Here | January 22
So many small things strike with force: Here. Here. And here. Winds from the mountains and the sea meet at the street corner cafés, rushing through the skinny streets with no regard for robe or bag or paper, late for their meeting. But what is late, when you must stop to pay special attention to the cords hanging opposite my window, to pull on them playfully and watch them swing. Here and here is time. Nothing is later than it is.
First I must learn who these people are, but only by looking and not looking like I’m looking. The Arab, the Berber, the woman from the mountains. Per usual, my insides churn with questions that have no particular words for them. First my eyes must see the fruit sellers, the script on every sign, the walls and windows, the green shutters on every window in every wall. First my eyes feel, then my fingers feel. Itchy, cold fingers that long to wrap themselves in the striped blanket around the radish lady’s waist, free from cold and free from curiosity. When I sit down and write poetry (what else can I do when I am overcome inside?) nothing but questions seem to be able to stand on their feet. My periods roll off the page and get lost in the cracks between the tiles. My exclamation marks rocket out the window. Only the question marks hook themselves in and withstand the wind of Morocco.

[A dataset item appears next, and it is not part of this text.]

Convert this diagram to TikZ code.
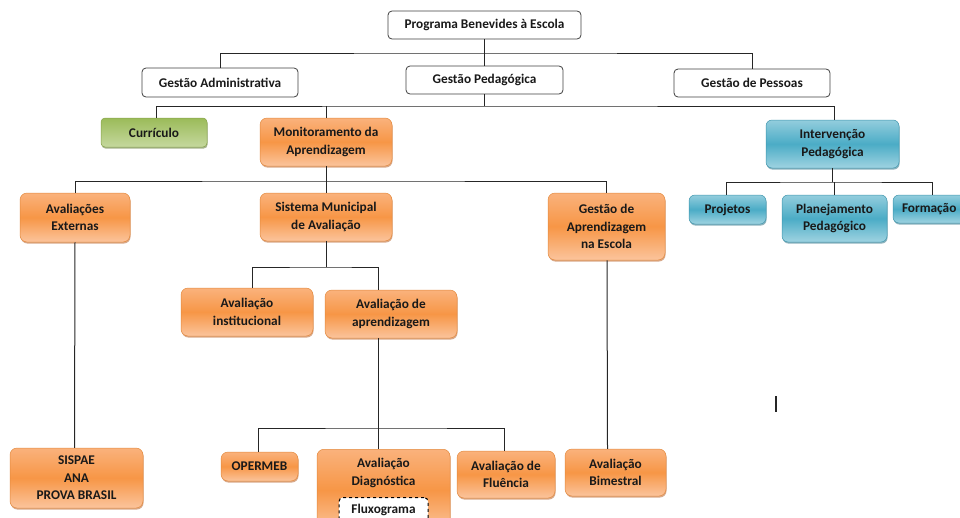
\documentclass[tikz,border=0pt]{standalone}
\usepackage{fontspec}
\setmainfont{Carlito}
\usetikzlibrary{shadows}
\definecolor{orM}{HTML}{F79646}
\definecolor{orT}{HTML}{FAB27C}
\definecolor{orB}{HTML}{FBC49C}
\definecolor{orD}{HTML}{E38A3E}
\definecolor{orS}{HTML}{B8622A}
\definecolor{blM}{HTML}{4BACC6}
\definecolor{blT}{HTML}{93CDDD}
\definecolor{blB}{HTML}{9FD3E1}
\definecolor{blD}{HTML}{3E95AD}
\definecolor{blS}{HTML}{2F7487}
\definecolor{grM}{HTML}{9BBB59}
\definecolor{grB}{HTML}{C5D89E}
\definecolor{grD}{HTML}{86A34A}
\definecolor{grS}{HTML}{5E7533}
\begin{document}
\begin{tikzpicture}[x=1pt,y=-1pt,
  txt/.style={align=center, font=\bfseries\fontsize{13.3}{17.5}\selectfont, text=black!90, inner sep=0pt},
  wbox/.style={txt, rounded corners=4pt, draw=black!75, line width=0.8pt, fill=white},
  obox/.style={txt, rounded corners=7pt, draw=orD, line width=0.5pt, top color=orT, bottom color=orB, middle color=orM,
    drop shadow={shadow xshift=0.6pt, shadow yshift=-1.6pt, fill=orS, opacity=0.55}},
  bbox/.style={txt, rounded corners=6pt, draw=blD, line width=0.5pt, top color=blT, bottom color=blB, middle color=blM,
    drop shadow={shadow xshift=0.6pt, shadow yshift=-1.6pt, fill=blS, opacity=0.55}},
  gbox/.style={txt, rounded corners=4pt, draw=grD, line width=0.5pt, top color=grM, bottom color=grB,
    drop shadow={shadow xshift=0.6pt, shadow yshift=-1.6pt, fill=grS, opacity=0.55}},
  con/.style={draw=black!85, line width=1pt}]
\path[use as bounding box, clip] (0,0) rectangle (960,517);

% level 0/1
\node[wbox, minimum width=193, minimum height=28] (prog) at (484.5,25) {Programa Benevides à Escola};
\node[wbox, minimum width=156, minimum height=29] (ga) at (220,82.5) {Gestão Administrativa};
\node[wbox, minimum width=157, minimum height=28] (gp) at (484.5,80) {Gestão Pedagógica};
\node[wbox, minimum width=156, minimum height=28] (gpe) at (752,83) {Gestão de Pessoas};

% level 2
\node[gbox, minimum width=106, minimum height=29] (cur) at (154,132.5) {Currículo};
\node[obox, minimum width=132, minimum height=48] (mon) at (326,142) {Monitoramento da\\Aprendizagem};
\node[bbox, minimum width=133, minimum height=48] (int) at (832.5,144) {Intervenção\\Pedagógica};

% level 3
\node[obox, minimum width=110, minimum height=49] (avext) at (75,217.5) {Avaliações\\Externas};
\node[obox, minimum width=132, minimum height=48] (sma) at (326,217) {Sistema Municipal\\de Avaliação};
\node[obox, minimum width=117, minimum height=67] (gae) at (606.5,226.5) {Gestão de\\Aprendizagem\\na Escola};
\node[bbox, minimum width=77, minimum height=29] (proj) at (727.5,209.5) {Projetos};
\node[bbox, minimum width=105, minimum height=47] (plan) at (834.5,218.5) {Planejamento\\Pedagógico};
\node[bbox, minimum width=84, minimum height=28, text width=84, align=left] (form) at (935,209) {\hspace{9pt}Formação};

% level 4
\node[obox, minimum width=132, minimum height=48] (ainst) at (247,312) {Avaliação\\institucional};
\node[obox, minimum width=132, minimum height=48] (aapr) at (391,314) {Avaliação de\\aprendizagem};

% level 5
\node[obox, minimum width=133, minimum height=60] (sispae) at (76.5,478) {SISPAE\\ANA\\PROVA BRASIL};
\node[obox, minimum width=77, minimum height=29] (oper) at (259.5,466.5) {OPERMEB};
\node[obox, minimum width=133, minimum height=82, anchor=north] (diag) at (383.5,449) {};
\node[txt, anchor=north] (diagt) at ([yshift=-9pt]diag.north) {Avaliação\\Diagnóstica};
\node[wbox, dashed, draw=black, line width=1pt, minimum width=89, minimum height=34, anchor=north] (flux) at (383.5,497) {};
\node[txt, anchor=north] (fluxt) at ([yshift=-7pt]flux.north) {Fluxograma};
\node[obox, minimum width=98, minimum height=47] (flu) at (506,474.5) {Avaliação de\\Fluência};
\node[obox, minimum width=101, minimum height=47] (bim) at (615.5,472.5) {Avaliação\\Bimestral};

% connectors
\coordinate (b1) at (0,53);
\draw[con] (prog.south) -- (gp.north);
\draw[con] (ga.north) |- (b1 -| prog.south) -| (gpe.north);

\coordinate (b2) at (0,106);
\draw[con] (gp.south) -- (b2 -| gp.south);
\draw[con] ([xshift=2pt]cur.north) |- (b2 -| gp.south) -| ([xshift=2pt]int.north);
\draw[con] (mon.north) -- (mon.north |- b2);

\coordinate (b3) at (0,181);
\draw[con] (avext.north) |- (b3 -| mon.south) -| (gae.north);
\draw[con] (mon.south) -- (sma.north);

\coordinate (b4) at (0,182);
\draw[con] (int.south) -- (b4 -| int.south);
\draw[con] ([xshift=-1pt]proj.north) |- (b4 -| int.south) -| ([xshift=-3pt]form.north);
\draw[con] (plan.north) -- (plan.north |- b4);

\coordinate (b5) at (0,267);
\draw[con] (sma.south) -- (b5 -| sma.south);
\draw[con] ([xshift=5pt]ainst.north) |- (b5 -| sma.south) -| ([xshift=-13pt]aapr.north);

\coordinate (b6) at (0,428);
\draw[con] ([xshift=-13pt]aapr.south) -- ([xshift=-5.5pt]diag.north);
\draw[con] ([xshift=-1.5pt]oper.north) |- (b6 -| aapr.south) -| ([xshift=-2pt]flu.north);

\draw[con] (avext.south) -- ([xshift=-2pt]sispae.north);
\draw[con] ([xshift=0.5pt]gae.south) -- ([xshift=-8pt]bim.north);

% text cursor mark
\draw[line width=1.6pt, black!85] (776,396) -- (776,412);
\end{tikzpicture}
\end{document}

The same question comes, a confession of a young artist: What the heck am I doing? Certain friends, professors, and parents, will laugh at that. They heard me say it months ago, yet here I am. They told me what I was doing. They made me tell them what I was doing. I finally asked God what I was doing, and he said, “Living.” A new place to live and a new way to live, because you cannot go to a new place and live, and not change at all. Historically, that has not been sustainable or good. Colonial pasts and presents can show us that. Now I am in Tetouan, learning to be an artist. There are so many knew things for me to learn, appreciate, and love. The sound of the fruit sellers outside my studio window calling to their customers in Moroccan Arabic reminds me of all I don’t know yet, nor will ever learn in a month and a half. How can I ever survive being a baby again?

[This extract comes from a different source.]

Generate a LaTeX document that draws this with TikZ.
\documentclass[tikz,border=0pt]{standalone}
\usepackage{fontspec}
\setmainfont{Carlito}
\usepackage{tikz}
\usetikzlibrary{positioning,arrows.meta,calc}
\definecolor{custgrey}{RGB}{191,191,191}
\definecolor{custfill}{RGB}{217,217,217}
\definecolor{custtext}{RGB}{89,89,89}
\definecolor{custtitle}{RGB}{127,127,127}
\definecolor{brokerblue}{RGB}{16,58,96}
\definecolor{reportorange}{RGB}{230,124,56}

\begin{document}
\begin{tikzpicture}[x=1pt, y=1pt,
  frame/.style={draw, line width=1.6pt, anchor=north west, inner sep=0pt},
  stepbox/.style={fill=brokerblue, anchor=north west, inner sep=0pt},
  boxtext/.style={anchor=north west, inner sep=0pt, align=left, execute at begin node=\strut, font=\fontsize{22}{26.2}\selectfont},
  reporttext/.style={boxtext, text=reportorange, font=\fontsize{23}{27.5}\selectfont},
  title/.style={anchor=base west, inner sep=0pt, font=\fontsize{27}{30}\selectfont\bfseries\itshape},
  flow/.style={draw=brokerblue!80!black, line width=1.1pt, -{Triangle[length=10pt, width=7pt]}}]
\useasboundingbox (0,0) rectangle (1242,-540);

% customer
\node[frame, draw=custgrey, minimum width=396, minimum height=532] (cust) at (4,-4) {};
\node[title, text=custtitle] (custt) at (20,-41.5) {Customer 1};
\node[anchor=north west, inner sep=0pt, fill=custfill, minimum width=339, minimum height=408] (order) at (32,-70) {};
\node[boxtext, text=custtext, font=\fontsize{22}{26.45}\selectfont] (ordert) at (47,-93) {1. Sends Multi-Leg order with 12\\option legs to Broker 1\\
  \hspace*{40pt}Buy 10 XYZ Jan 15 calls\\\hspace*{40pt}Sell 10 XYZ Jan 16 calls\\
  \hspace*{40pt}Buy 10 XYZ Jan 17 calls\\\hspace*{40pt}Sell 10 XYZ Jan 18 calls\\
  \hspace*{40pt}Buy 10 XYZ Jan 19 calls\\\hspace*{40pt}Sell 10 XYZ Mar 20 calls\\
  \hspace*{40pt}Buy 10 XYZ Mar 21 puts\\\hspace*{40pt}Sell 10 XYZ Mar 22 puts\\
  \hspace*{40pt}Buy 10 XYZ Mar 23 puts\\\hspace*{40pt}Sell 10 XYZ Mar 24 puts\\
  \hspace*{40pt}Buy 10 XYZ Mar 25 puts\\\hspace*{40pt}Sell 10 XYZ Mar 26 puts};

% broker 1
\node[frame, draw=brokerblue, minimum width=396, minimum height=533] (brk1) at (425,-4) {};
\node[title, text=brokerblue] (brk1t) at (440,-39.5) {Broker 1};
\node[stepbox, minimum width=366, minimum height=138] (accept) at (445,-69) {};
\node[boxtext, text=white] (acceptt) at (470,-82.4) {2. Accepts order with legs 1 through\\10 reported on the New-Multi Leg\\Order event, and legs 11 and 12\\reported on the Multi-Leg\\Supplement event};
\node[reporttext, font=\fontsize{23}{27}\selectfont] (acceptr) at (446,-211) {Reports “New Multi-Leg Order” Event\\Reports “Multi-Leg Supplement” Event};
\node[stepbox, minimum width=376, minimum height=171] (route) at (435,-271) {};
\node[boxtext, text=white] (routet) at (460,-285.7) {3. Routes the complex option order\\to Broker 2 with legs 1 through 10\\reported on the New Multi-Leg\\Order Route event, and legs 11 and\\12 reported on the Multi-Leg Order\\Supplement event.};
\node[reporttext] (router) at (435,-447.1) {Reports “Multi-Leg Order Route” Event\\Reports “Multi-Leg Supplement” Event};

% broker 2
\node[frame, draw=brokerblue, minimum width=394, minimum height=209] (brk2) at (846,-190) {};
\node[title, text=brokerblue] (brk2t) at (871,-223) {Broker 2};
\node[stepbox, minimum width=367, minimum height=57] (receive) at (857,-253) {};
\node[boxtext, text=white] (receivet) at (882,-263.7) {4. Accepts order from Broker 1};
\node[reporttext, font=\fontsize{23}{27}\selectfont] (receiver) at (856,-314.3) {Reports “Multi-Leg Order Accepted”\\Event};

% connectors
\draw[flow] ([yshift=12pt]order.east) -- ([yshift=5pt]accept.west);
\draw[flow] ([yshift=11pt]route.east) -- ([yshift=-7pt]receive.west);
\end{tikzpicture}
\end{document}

This fear - of ignorance, of mistakes, of offending - makes me an infant, bawling because I cannot see my mother’s eyes behind her hand. So I say to live is to change, but I cannot grow dangling in midair, knowing nothing. Rather, I must be planted in the good dirt of what I do know. What I know is old. The promises I live in and by and for are older that the rocks on the mountains that rise, framed in every side street. Only by rooting deeper still, I think, will I be flexible enough to bend and be reshaped by this new wind. It laughs through my window at me and blows the dust off my work table.